The Architectural Components of Linux Observability

A functional monitoring ecosystem is composed of distinct layers, each responsible for a specific stage of the telemetry pipeline: collection, exportation, storage, and visualization. Understanding the interaction between these components is essential for designing a scalable monitoring strategy.

The primary components involved in a standard Linux monitoring deployment include:

  • Prometheus: An open-source systems monitoring and alerting toolkit designed for reliability and scalability. It functions as a time-series database that pulls (scrapes) metrics from various targets. In the context of Linux monitoring, Prometheus acts as the central repository for all numerical data gathered from the host.
  • Node Exporter: A specialized Prometheus exporter designed to expose hardware and OS-level metrics from a Linux machine. It translates low-level kernel and system information into a format that Prometheus can scrape and store.
  • Grafana: The visualization engine of the stack. Grafana connects to data sources like Prometheus and Loki to transform raw numbers into human-readable charts, graphs, and heatmaps.

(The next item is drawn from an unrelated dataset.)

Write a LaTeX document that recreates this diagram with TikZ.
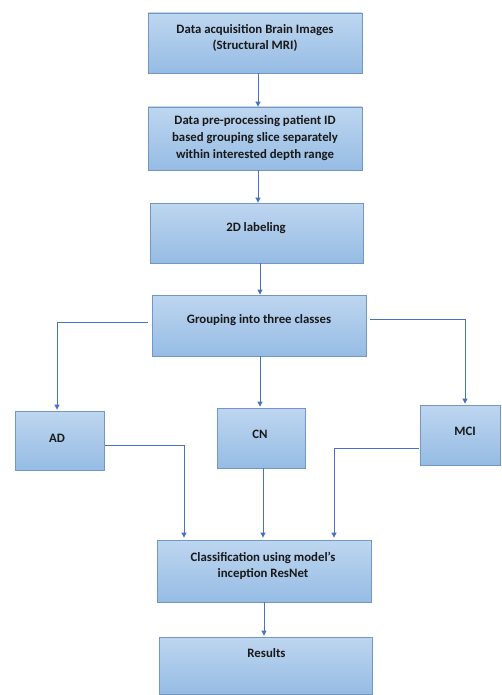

It provides the interface through which administrators interact with the system's health.
  • Grafana Alloy: A modern, highly extensible telemetry collector. Alloy serves as the successor or advanced alternative to the Grafana Agent, capable of collecting metrics, logs, and traces. It can forward telemetry signals to a Grafana stack, acting as a unified pipeline for all observability signals.
  • Loki: A horizontally scalable, highly available, multi-tenant log aggregation system. While Prometheus handles metrics, Loki focuses on logs, allowing for a "single pane of glass" view where metrics and logs can be correlated during an incident investigation.
  • Caddy: Often utilized in advanced deployments to provide TLS termination. Using Caddy ensures that the communication between the user's browser and the monitoring dashboards is encrypted and secure, protecting sensitive infrastructure data from interception.

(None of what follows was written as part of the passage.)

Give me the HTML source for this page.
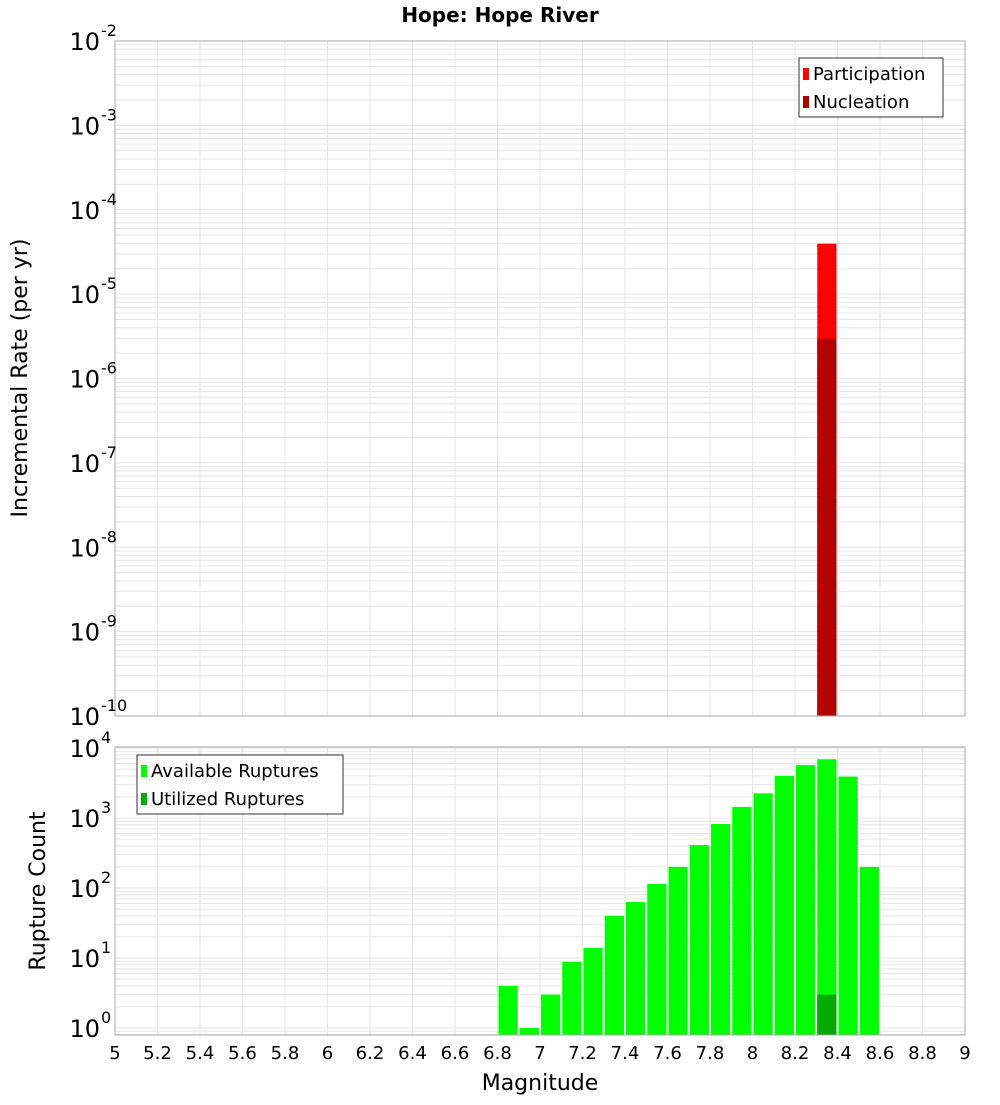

The following table outlines the critical network ports that must be configured within security groups or firewalls to allow communication between these architectural layers:

Component Default Port Purpose
Prometheus Server 9090 Receives scrapes from exporters and serves queries
Prometheus Node Exporter 9100 Exposes Linux OS and hardware metrics
Grafana 3000 Provides the web interface for visualization
Grafanam Loki 3100 Handles log storage and retrieval
Grafana Alloy UI 12345 Provides a local interface for monitoring Alloy health

Deploying a Containerized Monitoring Stack with Alloy Scenarios

For engineers looking to simulate or test a production-grade monitoring environment, the alloy-scenarios repository provides a pre-configured, containerized approach. This method utilizes Docker and Docker Compose to orchestrate a complete stack, including Alloy, Prometheus, Loki, and Grafana, in a self-contained ecosystem.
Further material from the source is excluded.